Bonds Flat on Tepid Demand, Rate Cut Expectations

U.S. Treasury debt prices were flat Thursday, on mediocre demand in a five-year note auction and on weak economic data that supported the view the Federal Reserve will cut interest rates next week.

Stock losses, tied to disappointing earnings and anxiety over more financial companies suffering subprime-related losses, fostered flight-to-safety bids for low-risk U.S. government securities, analysts said.

"There remains a safety bid for Treasuries," said Kim Rupert, managing director of global fixed-income analysts with Action Economics in San Francisco.

This solid interest helped the Treasury Department's $13 billion auction of fresh five-year notes, said Rupert. Although indirect bids, which include buying by foreign central banks, were below recent averages, Thursday's auction still "came in at a pretty expensive level," she said.

Since the auction, five-year Treasury notes were unchanged in price for a 3.99 percent yield, flat from late Wednesday.

Benchmark 10-year debt was off 1/32, yielding 4.35 percent, while the 30-year bond was up 1/32 to yield 4.65 percent. Bond yields move inversely to prices.

Treasuries, while well supported, struggled to advance on the day even in the face of more bleak housing news.

While new U.S. single-family home sales rose in September, the annual rate was slower than expected and the August figure was revised downward, driving it below the original estimate.

"People are expecting continued bad news, so it looks like it did not get any worse; however, a single data point does not reverse a trend," said Brett Hawkins, portfolio manager, at Thompson, Siegel and Walmsley, in Richmond, Va.

"From our standpoint, we expect disappointing home sales for most of the next 18 months," he added.
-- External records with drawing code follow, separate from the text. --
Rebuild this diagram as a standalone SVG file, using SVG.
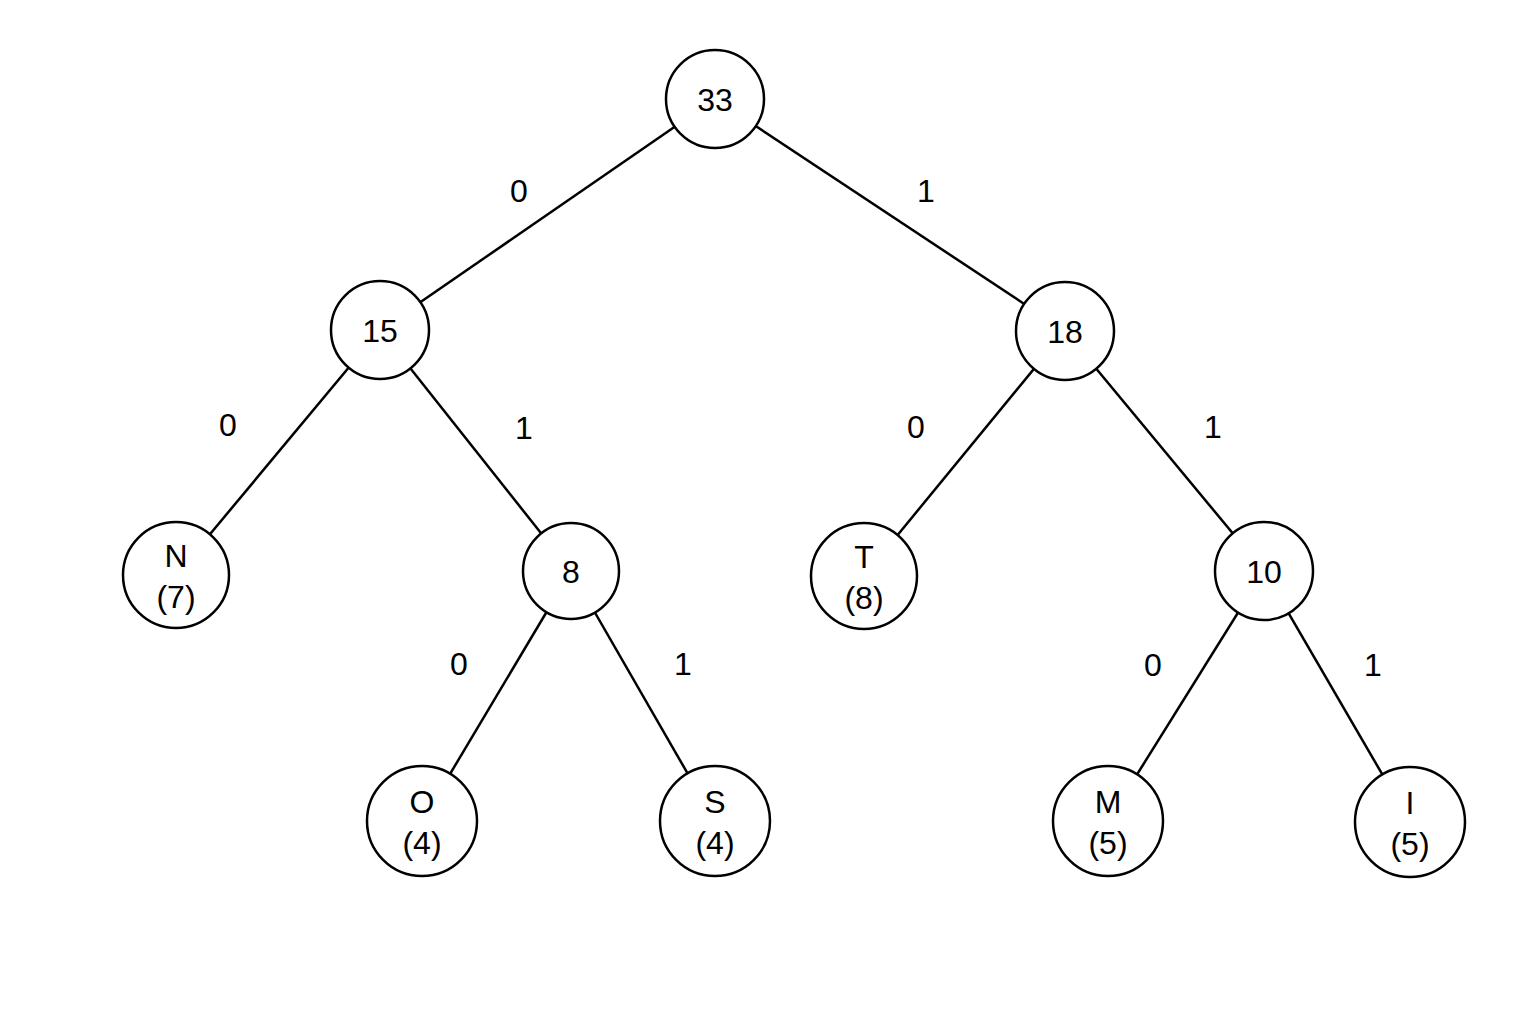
<svg xmlns="http://www.w3.org/2000/svg" width="1536" height="1024" viewBox="0 0 1536 1024">
<style>
.n{fill:#fff;stroke:#000;stroke-width:2.5}
.e{stroke:#000;stroke-width:2.5}
text{font-family:"Liberation Sans",Arial,sans-serif;font-size:32px;fill:#000;text-anchor:middle;dominant-baseline:central}
</style>
<rect width="1536" height="1024" fill="#fff"/>
<g id="edges">
<line class="e" x1="715" y1="99" x2="380" y2="330"/>
<line class="e" x1="715" y1="99" x2="1065" y2="331"/>
<line class="e" x1="380" y1="330" x2="176" y2="575"/>
<line class="e" x1="380" y1="330" x2="571" y2="571"/>
<line class="e" x1="1065" y1="331" x2="864" y2="576"/>
<line class="e" x1="1065" y1="331" x2="1264" y2="571"/>
<line class="e" x1="571" y1="571" x2="422" y2="821"/>
<line class="e" x1="571" y1="571" x2="715" y2="821"/>
<line class="e" x1="1264" y1="571" x2="1108" y2="821"/>
<line class="e" x1="1264" y1="571" x2="1410" y2="822"/>
<text x="519" y="191">0</text><text x="926" y="191">1</text>
<text x="228" y="425">0</text><text x="524" y="428">1</text>
<text x="916" y="427">0</text><text x="1213" y="427">1</text>
<text x="459" y="664">0</text><text x="683" y="664">1</text>
<text x="1153" y="665">0</text><text x="1373" y="665">1</text>
</g>
<g id="n33"><circle class="n" cx="715" cy="99" r="49"/><text x="715" y="100">33</text></g>
<g id="n15"><circle class="n" cx="380" cy="330" r="49"/><text x="380" y="331">15</text></g>
<g id="n18"><circle class="n" cx="1065" cy="331" r="49"/><text x="1065" y="332">18</text></g>
<g id="nN"><circle class="n" cx="176" cy="575" r="53"/><text x="176" y="556">N</text><text x="176" y="597">(7)</text></g>
<g id="n8"><circle class="n" cx="571" cy="571" r="48"/><text x="571" y="572">8</text></g>
<g id="nT"><circle class="n" cx="864" cy="576" r="53"/><text x="864" y="557">T</text><text x="864" y="598">(8)</text></g>
<g id="n10"><circle class="n" cx="1264" cy="571" r="49"/><text x="1264" y="572">10</text></g>
<g id="nO"><circle class="n" cx="422" cy="821" r="55"/><text x="422" y="802">O</text><text x="422" y="843">(4)</text></g>
<g id="nS"><circle class="n" cx="715" cy="821" r="55"/><text x="715" y="802">S</text><text x="715" y="843">(4)</text></g>
<g id="nM"><circle class="n" cx="1108" cy="821" r="55"/><text x="1108" y="802">M</text><text x="1108" y="843">(5)</text></g>
<g id="nI"><circle class="n" cx="1410" cy="822" r="55"/><text x="1410" y="803">I</text><text x="1410" y="844">(5)</text></g>
</svg>
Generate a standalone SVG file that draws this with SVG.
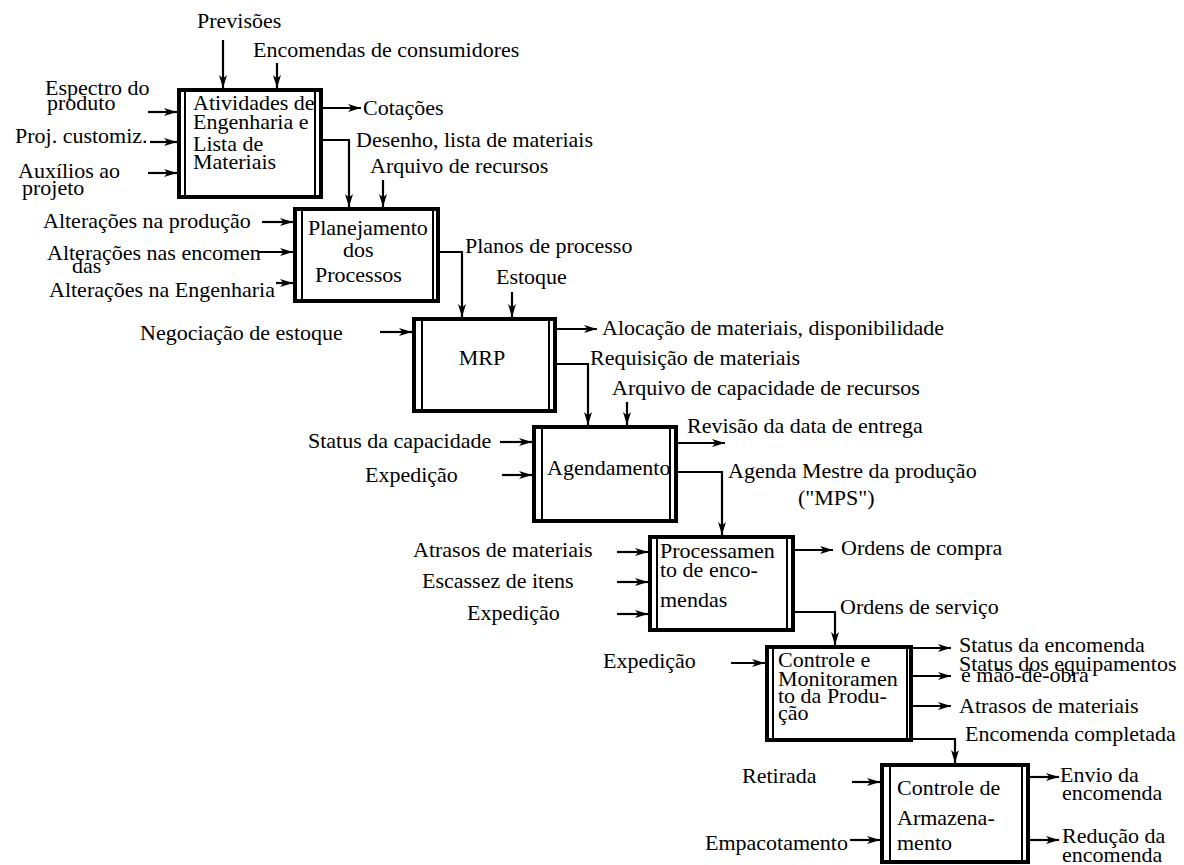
<svg xmlns="http://www.w3.org/2000/svg" width="1184" height="865" viewBox="0 0 1184 865" font-family="'Liberation Serif', 'Times New Roman', serif">
  <style>
    text { font-family: "Liberation Serif", "Times New Roman", serif; font-size: 22px; fill: #000; }
    .box { fill: #fff; stroke: #000; stroke-width: 4; }
    .inner { stroke: #000; stroke-width: 2; fill: none; }
    .flow { stroke: #000; stroke-width: 2.2; fill: none; marker-end: url(#arrow); }
  </style>
  <defs>
    <marker id="arrow" markerUnits="userSpaceOnUse" markerWidth="14" markerHeight="10" refX="13" refY="5" orient="auto">
      <path d="M0,1 L13,5 L0,9 L3.5,5 Z" fill="#000"/>
    </marker>
  </defs>
  <rect width="1184" height="865" fill="#fff"/>

  <!-- connectors: inputs, outputs and links between the activities -->
  <g id="connectors">
    <path class="flow" d="M223,40 V88"/>
    <path class="flow" d="M277,63 V88"/>
    <path class="flow" d="M148,112 H177"/>
    <path class="flow" d="M150,142 H177"/>
    <path class="flow" d="M148,173 H177"/>
    <path class="flow" d="M323,108 H361"/>
    <path class="flow" d="M323,140 H349 V207"/>
    <path class="flow" d="M383,180 V207"/>
    <path class="flow" d="M262,222 H293"/>
    <path class="flow" d="M258,252 H293"/>
    <path class="flow" d="M276,283 H293"/>
    <path class="flow" d="M440,252 H462 V317"/>
    <path class="flow" d="M512,292 V317"/>
    <path class="flow" d="M380,332 H412"/>
    <path class="flow" d="M557,329 H597"/>
    <path class="flow" d="M557,364 H588 V425"/>
    <path class="flow" d="M627,402 V425"/>
    <path class="flow" d="M500,442 H532"/>
    <path class="flow" d="M502,475 H532"/>
    <path class="flow" d="M678,443 H725"/>
    <path class="flow" d="M678,472 H722 V535"/>
    <path class="flow" d="M617,552 H648"/>
    <path class="flow" d="M617,582 H648"/>
    <path class="flow" d="M617,614 H648"/>
    <path class="flow" d="M795,550 H833"/>
    <path class="flow" d="M795,612 H835 V645"/>
    <path class="flow" d="M731,663 H765"/>
    <path class="flow" d="M913,648 H951"/>
    <path class="flow" d="M913,676 H951"/>
    <path class="flow" d="M913,706 H951"/>
    <path class="flow" d="M913,739 H955 V763"/>
    <path class="flow" d="M852,782 H880"/>
    <path class="flow" d="M850,840 H880"/>
    <path class="flow" d="M1030,777 H1059"/>
    <path class="flow" d="M1030,840 H1059"/>
  </g>

  <!-- connector labels -->
  <g id="labels">
    <text x="197" y="28">Previsões</text>
    <text x="253" y="57">Encomendas de consumidores</text>
    <text x="45" y="95">Espectro do</text>
    <text x="47" y="110">produto</text>
    <text x="15" y="143">Proj. customiz.</text>
    <text x="18" y="178">Auxílios ao</text>
    <text x="22" y="195">projeto</text>
    <text x="363" y="115">Cotações</text>
    <text x="356" y="147">Desenho, lista de materiais</text>
    <text x="370" y="173">Arquivo de recursos</text>
    <text x="43" y="228">Alterações na produção</text>
    <text x="47" y="260">Alterações nas encomen</text>
    <text x="72" y="273">das</text>
    <text x="49" y="297">Alterações na Engenharia</text>
    <text x="465" y="253">Planos de processo</text>
    <text x="496" y="284">Estoque</text>
    <text x="140" y="340">Negociação de estoque</text>
    <text x="602" y="335">Alocação de materiais, disponibilidade</text>
    <text x="590" y="365">Requisição de materiais</text>
    <text x="612" y="395">Arquivo de capacidade de recursos</text>
    <text x="308" y="448">Status da capacidade</text>
    <text x="365" y="482">Expedição</text>
    <text x="687" y="433">Revisão da data de entrega</text>
    <text x="728" y="478">Agenda Mestre da produção</text>
    <text x="798" y="505">("MPS")</text>
    <text x="413" y="557">Atrasos de materiais</text>
    <text x="422" y="588">Escassez de itens</text>
    <text x="467" y="620">Expedição</text>
    <text x="841" y="555">Ordens de compra</text>
    <text x="840" y="614">Ordens de serviço</text>
    <text x="603" y="668">Expedição</text>
    <text x="959" y="652">Status da encomenda</text>
    <text x="959" y="671">Status dos equipamentos</text>
    <text x="961" y="682">e mão-de-obra</text>
    <text x="959" y="713">Atrasos de materiais</text>
    <text x="965" y="741">Encomenda completada</text>
    <text x="742" y="783">Retirada</text>
    <text x="705" y="850">Empacotamento</text>
    <text x="1060" y="782">Envio da</text>
    <text x="1062" y="800">encomenda</text>
    <text x="1062" y="843">Redução da</text>
    <text x="1062" y="862">encomenda</text>
  </g>

  <!-- activity boxes -->
  <g id="engenharia">
    <rect class="box" x="179" y="90" width="142" height="107"/>
    <path class="inner" d="M185,90 V197 M315,90 V197"/>
    <text x="193" y="110">Atividades de</text>
    <text x="193" y="129">Engenharia e</text>
    <text x="193" y="151">Lista de</text>
    <text x="193" y="169">Materiais</text>
  </g>
  <g id="planejamento">
    <rect class="box" x="295" y="209" width="143" height="92"/>
    <path class="inner" d="M302,209 V301 M433,209 V301"/>
    <text x="308" y="235">Planejamento</text>
    <text x="343" y="257">dos</text>
    <text x="315" y="282">Processos</text>
  </g>
  <g id="mrp">
    <rect class="box" x="414" y="319" width="141" height="92"/>
    <path class="inner" d="M422,319 V411 M549,319 V411"/>
    <text x="482" y="365" text-anchor="middle">MRP</text>
  </g>
  <g id="agendamento">
    <rect class="box" x="534" y="427" width="142" height="94"/>
    <path class="inner" d="M542,427 V521 M670,427 V521"/>
    <text x="547" y="475">Agendamento</text>
  </g>
  <g id="processamento">
    <rect class="box" x="650" y="537" width="143" height="93"/>
    <path class="inner" d="M657,537 V630 M787,537 V630"/>
    <text x="660" y="558">Processamen</text>
    <text x="660" y="577">to de enco-</text>
    <text x="660" y="607">mendas</text>
  </g>
  <g id="controle-producao">
    <rect class="box" x="767" y="647" width="144" height="93"/>
    <path class="inner" d="M773,647 V740 M907,647 V740"/>
    <text x="778" y="667">Controle e</text>
    <text x="778" y="686">Monitoramen</text>
    <text x="778" y="703">to da Produ-</text>
    <text x="778" y="720">ção</text>
  </g>
  <g id="armazenamento">
    <rect class="box" x="882" y="765" width="146" height="97"/>
    <path class="inner" d="M890,765 V862 M1022,765 V862"/>
    <text x="897" y="795">Controle de</text>
    <text x="897" y="825">Armazena-</text>
    <text x="897" y="850">mento</text>
  </g>
</svg>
Durable goods orders and jobless claims reported earlier were also weak.

Meanwhile, the interest rate futures market has fully priced in a bond-friendly cut of 25 basis points in the target fed funds rate to 4.50 percent at the Federal Open Market Committee meeting next week.

Two-year notes, which are more sensitive to the market's Fed outlook than longer maturities, were unchanged in price to yield 3.74 percent, about a full percentage point below the current level of the fed funds rate.